The greater horn of Africa, like many parts of the tropics, is prone to extreme climate that cause calamities such as drought and floods.
In most cases, environmental hazards are unpredicted and have the potential to threaten the surrounding natural environment or affect people’s lives, including pollution and natural disasters such as floods, drought and earthquakes. For that reason, many countries are concerned about their environment and make efforts to minimize the negative effects of hazards.
The Ministry of Land, Water and Environment (MLWE), in cooperation with the Intergovernmental Authority on Development (IGAD) and the Intergovernmental Climate Prediction and Application Center (ICPAC), organized training on environmental monitoring and hazard assessment from 25 to 30 November at the Chamber of Commerce, Asmara.
On the opening of the five-day training, Mr. Tesfay Gebreselasie, Minister of MLWE, said that the objective of the training is to develop the capacity of environmental monitoring and risk assessment and conduct early preparation for any eventualities that may occur. Mr. Zachary Atheru, program manager of ICPAC, on his part said that disasters destroy hard earned development gains and shatter livelihoods and that requires integrated effort and scientific approach to address. Mr. Zachary went on to say that the objective of the training is to strength national capacities in environment as well as develop early warning information system.
Environmental monitoring and hazard assessment are important for early warning of the adverse impacts of extreme climate events. The early warning enables the users to put mechanisms in place for coping with extreme climate and weather related risks. Monitoring and assessment of environment hazards are essential and timely mechanisms that help us to control the risk that may occur at national level and worldwide.
Mr. Kiflemariam Sebhatu, disaster monitoring program manager at IGAD, also said that the main object of the training is to strength the capacity of the staff members. He added that the training contains two components, earth observation and assessment of hazards, which help us to know our surroundings and assess the hazards early.
The training includes an introduction to Geographic Information System (GIS), working with baseline data in GIS, theories and concepts of earth observation, drought hazard assessment and flood hazard assessment using data.
As the coordinator of the program, Mr. Aman Saleh, Director of Environmental Information and Awareness Division at the Department of Environment, said that similar training has been given on system administration and thematic application of MESA stations. MESA stations are satellite data receiving and processing systems installed in national institutions mandated with environmental monitoring across the African continent. Mr. Aman added that the training is being provided with more theoretical details and technological tools that can help them do their work with new procedure. Stressing on the importance of the training, Mr. Aman said that such lectures are very helpful and can be applied in different sectors.
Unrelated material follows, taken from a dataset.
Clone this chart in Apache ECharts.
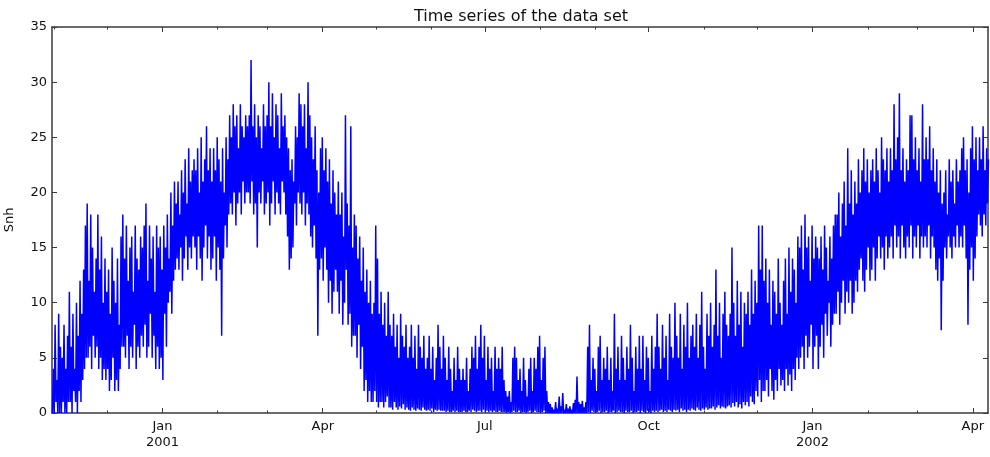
<!DOCTYPE html>
<html>
<head>
<meta charset="utf-8">
<script src="https://cdn.jsdelivr.net/npm/echarts@6/dist/echarts.min.js"></script>
<style>html,body{margin:0;padding:0;background:#fff}#c{width:990px;height:457px}</style>
</head>
<body>
<div id="c"></div>
<script>
// Daily readings from the picture (first day: 2000-10-31)
const startDate = '2000-10-31';
const dailyHigh = [
 4,8,3,9,6,5,8,4,7,11, 6,9,4,10,7,12,9,13,17,19, 12,18,15,11,14,18,13,16,10,14, 11,13,9,15,12,10,14,8,16,18,
 14,17,12,15,16,11,17,14,13,16, 15,17,19,12,17,14,16,11,17,15, 16,13,17,15,18,14,20,17,21,19, 21,18,22,20,23,19,24,21,22,23,
 22,24,20,25,21,23,26,22,24,21, 24,22,25,23,21,24,20,25,23,27, 25,28,26,27,24,28,26,25,27,26, 27,32,26,28,25,27,26,24,28,26,
 27,30,26,29,25,28,27,24,29,26, 27,25,24,22,23,21,26,25,29,28, 26,28,24,30,27,25,23,26,22,20, 24,25,22,24,21,23,19,22,20,18,
 21,18,20,16,27,19,17,26,15,18, 17,14,16,12,15,11,13,10,12,9, 10,17,14,9,11,8,10,7,11,8, 7,9,6,8,5,9,7,6,8,5,
 6,8,5,7,4,8,6,5,7,4, 5,7,4,6,3,5,8,6,4,7, 5,3,6,4,2,5,3,6,4,3, 4,3,5,2,4,6,5,7,4,6,
 8,5,7,3,6,4,5,2,6,4, 5,4,6,3,2,1.5,2,1,5,6, 5,3,4,2,5,3,1.5,4,5,2, 5,4,6,7,3,5,6,2,1,0.8,
 0.5,0.3,1,0.4,1.5,0.6,1.8,0.3,0.8,0.4, 0.6,0.3,0.9,1.2,3.3,1,0.8,1.1,0.5,1, 6,8,3,5,4,2,6,7,3,5, 4,6,3,5,2,9,4,6,3,7,
 5,3,6,4,8,5,2,6,4,7, 4,7,3,6,5,2,7,4,6,9, 6,4,8,5,7,3,9,6,5,10, 7,5,9,4,8,6,10,5,7,8,
 6,9,5,8,11,6,4,9,7,10, 6,8,13,7,10,5,9,11,8,7, 9,15,10,7,12,8,11,6,10,9, 11,8,13,9,12,10,17,13,17,12,
 14,10,13,8,12,11,9,14,10,8, 12,14,9,15,11,14,13,10,16,15, 17,13,18,15,16,12,17,14,16,15, 14,16,13,17,15,12,16,14,17,18,
 18,20,16,19,21,17,24,19,22,18, 21,19,23,20,22,24,21,23,20,22, 23,21,24,22,20,25,23,22,24,21, 24,22,28,23,25,29,22,24,21,23,
 22,27,27,23,25,22,24,21,28,23, 25,23,26,22,24,21,23,20,22,19, 20,22,18,23,21,22,19,23,21,22, 24,25,22,23,20,24,26,23,25,22,
 25,23,26,22,24,23
];
const dailyLow = [
 0,0,1,0,0,0,1,0,0,1, 1,0,2,1,0,2,1,3,4,5, 5,6,4,7,5,6,4,5,3,4, 3,4,2,3,5,2,3,2,4,6,
 6,5,7,4,6,5,8,4,6,5, 7,6,8,5,6,9,5,7,4,6, 4,5,3,9,6,10,11,9,12,13, 14,13,15,12,14,16,13,15,14,16,
 15,13,16,14,12,15,17,14,16,13, 14,16,12,15,13,7,14,17,15,18, 19,18,20,17,19,20,18,21,19,20, 20,19,21,18,19,15,20,19,21,18,
 19,20,17,19,21,18,20,19,18,21, 20,18,16,13,14,15,19,17,20,19, 18,20,17,19,18,16,15,17,14,7, 13,14,12,15,13,10,12,9,11,13,
 11,9,12,8,10,13,8,9,6,7, 7,5,8,4,6,2,3,1,2,1, 1,2,1,0.5,1,1,0.5,1,1.5,0.5, 0.5,0.3,1,0.5,0.3,0.6,0.4,0.8,0.3,0.5,
 0.3,0.2,0.5,0.3,0.2,0.4,0.3,0.2,0.5,0.3, 0.2,0.3,0.2,0.4,0.1,0.3,0.2,0.3,0.2,0.2, 0.2,0.1,0.2,0.1,0.1,0.2,0.1,0.2,0.1,0.1, 0.1,0.2,0.1,0.1,0.2,0.1,0.3,0.2,0.1,0.2,
 0.2,0.1,0.3,0.1,0.2,0.1,0.2,0.1,0.2,0.1, 0.1,0.2,0.1,0.1,0.1,0,0.1,0,0.1,0.2, 0.1,0.1,0.2,0,0.1,0.1,0,0.1,0.2,0, 0.1,0.2,0.1,0.1,0,0.1,0.2,0,0,0,
 0,0,0,0,0,0,0,0,0,0, 0,0,0,0,0,0,0,0,0,0, 0,0.1,0,0.2,0.1,0,0.1,0.2,0,0.1, 0.1,0.2,0,0.1,0.1,0.2,0,0.1,0.2,0.1,
 0.1,0,0.2,0.1,0.1,0.2,0,0.1,0.1,0.2, 0,0.2,0.1,0,0.2,0.1,0,0.2,0.1,0.2, 0.1,0.2,0.3,0.1,0.2,0.1,0.3,0.2,0.1,0.3, 0.2,0.3,0.1,0.4,0.2,0.3,0.1,0.3,0.2,0.4,
 0.3,0.2,0.5,0.3,0.2,0.4,0.3,0.5,0.3,0.4, 0.4,0.6,0.3,0.5,0.7,0.4,0.6,0.5,0.4,0.6, 0.7,0.5,0.9,0.6,1,0.5,0.8,0.4,1,0.7, 1,0.6,1.5,1,0.8,2,1.5,3,1,2,
 2,3,1.5,4,2,1.2,3,2,4,2.5, 3,2,4,2.5,3.5,2,4,3,5,4, 5,6,4,7,5,6,8,4,6,7, 4,6,8,5,9,7,10,6,8,9,
 9,11,8,10,12,9,11,10,12,9, 10,12,11,13,14,12,11,13,15,12, 13,15,12,14,16,14,15,13,16,14, 15,16,14,17,15,16,14,17,15,14,
 16,15,17,14,16,15,17,14,16,15, 16,15,17,14,16,15,13,12,14,7.5, 12,15,14,16,15,14,16,15,17,15, 16,15,17,14,8,13,15,12,14,16,
 18,17,16,18,17,19
];
const majorTickDates = ['2001-01-01','2001-04-01','2001-07-01','2001-10-01','2002-01-01','2002-04-01'];
const minorTickDates = ['2000-11-01','2000-12-01','2001-02-01','2001-03-01','2001-05-01','2001-06-01','2001-08-01','2001-09-01','2001-11-01','2001-12-01','2002-02-01','2002-03-01'];
const monthNames = ['Jan','Feb','Mar','Apr','May','Jun','Jul','Aug','Sep','Oct','Nov','Dec'];
const yTicks = [0,5,10,15,20,25,30,35];
const titleText = 'Time series of the data set';
const yName = 'Snh';

const DAY = 86400000;
const toTs = s => Date.parse(s + 'T00:00:00Z');
const T0 = toTs(startDate);
const T1 = T0 + 525.5 * DAY;
const seriesData = [];
for (let d = 0; d < dailyHigh.length; d++) {
  seriesData.push([T0 + (d + 0.25) * DAY, dailyLow[d]]);
  seriesData.push([T0 + (d + 0.75) * DAY, dailyHigh[d]]);
}
const major = majorTickDates.map(toTs);
const minor = minorTickDates.map(toTs);
const FONT = 'DejaVu Sans';
const lineC = '#3a3a3a';

function xAx(pos, ticks, len, showLine, showLabel) {
  return {
    type: 'value', min: T0, max: T1, position: pos, scale: true,
    axisLine: { show: showLine, onZero: false, lineStyle: { color: lineC, width: 1.5 } },
    axisTick: { show: true, inside: true, length: len, customValues: ticks, lineStyle: { color: lineC, width: 1 } },
    axisLabel: showLabel ? {
      customValues: ticks, color: '#111', fontFamily: FONT, fontSize: 13, lineHeight: 16, margin: 6,
      formatter: v => { const dt = new Date(v); const m = dt.getUTCMonth(); return m === 0 ? monthNames[m] + '\n' + dt.getUTCFullYear() : monthNames[m]; }
    } : { show: false },
    splitLine: { show: false }
  };
}
function yAx(pos, showLabel) {
  return {
    type: 'value', min: yTicks[0], max: yTicks[yTicks.length - 1], interval: 5, position: pos,
    name: showLabel ? yName : '', nameLocation: 'middle', nameGap: 36, nameRotate: 90, nameMoveOverlap: false,
    nameTextStyle: { color: '#111', fontFamily: FONT, fontSize: 13 },
    axisLine: { show: true, lineStyle: { color: lineC, width: 1.5 } },
    axisTick: { show: true, inside: true, length: 5, lineStyle: { color: lineC, width: 1 } },
    axisLabel: { show: showLabel, color: '#111', fontFamily: FONT, fontSize: 13, margin: 5 },
    splitLine: { show: false }
  };
}

const chart = echarts.init(document.getElementById('c'), null, { renderer: 'canvas' });
chart.setOption({
  animation: false,
  backgroundColor: '#fff',
  grid: { left: 52, right: 2, top: 27, bottom: 44, containLabel: false, outerBoundsMode: 'none' },
  graphic: [{ type: 'text', x: 521, y: 17, style: { text: titleText, textAlign: 'center', textVerticalAlign: 'middle', font: '16px "DejaVu Sans"', fill: '#111' } }],
  xAxis: [
    xAx('bottom', major, 5, true, true),
    xAx('bottom', minor, 2.5, false, false),
    xAx('top', major, 5, true, false),
    xAx('top', minor, 2.5, false, false)
  ],
  yAxis: [yAx('left', true), yAx('right', false)],
  series: [{
    type: 'line', xAxisIndex: 0, yAxisIndex: 0, data: seriesData, showSymbol: false, symbol: 'none',
    lineStyle: { color: '#0000ff', width: 1.5 }, clip: true
  }]
});
</script>
</body>
</html>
Regarding the experts from IGAD, Dr. Ahmed Amdihun, disaster risk assessment specialist, said that the program is basically organized to support the national efforts in terms of building human capacity for Eritrea so that they would be able to do a successful disaster management and disaster reduction. Another trainer, Mr. Eugene Kayijamahe, senior thematic expert, also said that the objective of the training is to equip the Eritrean national staff with the tools and software that they can use to do the monitoring of the environment and disasters.
Mr. Hari Parasad Vajja, a hydrologist who gave a lecture on flood hazards exposure, vulnerability and risk assessment, said, “We are providing the trainers with tools which are freely available in the Internet, so that they can download and map the flood prone areas of the country and assess the risk of people, infrastructure and other communities which are likely to be affected with the flood.”
Mr. Fithi Hagos, a participant at the training from MLWE, said that the training is important in their work because by using technological tools and satellites they can now assess the hazards and make necessary precautions before the occurrence of damage. Ms. Nebila Ali, another participant, also said because of its importance more similar training programs should be given in the future.
Speaking on the achievement of the program, the trainers from ICPAC appreciated the enthusiastic participation of the trainees. Mr. Ahmed Amdihun said that the charismatic young Eritreans are fast learners and they understand the lecture and the software very well and it’s their hope that when they go back to their offices they will contribute to the office functions using these new techniques and tools. The trainers also advised the participants to practice more and become experts in monitoring the environment and assessing the hazards for Eritrea.
At the closing session, Minister Tesfay Gebreselasie expressed his gratitude to the experts who engaged in sharing their knowledge and skills and forwarded his gratefulness to the ICPAC staff members for accepting the request and organizing the workshop and called for continuous collaborative work to enhance human resource capacity. In the end, Minister Tesfay called on the training participants to practically apply the training they received. Certificate of recognition prepared by the ICPAC was given to the participants.
The training that was organized by ICPAC was attended by 42 participants from the ministries of MLWE, Agriculture, Marine Resources as well as the Meteorology Authority, College of Marine Technology, Forestry and Wildlife Authority and others. Similar five-day training was given from 24 to 28 June and was attended by 26 staff members of MLWE.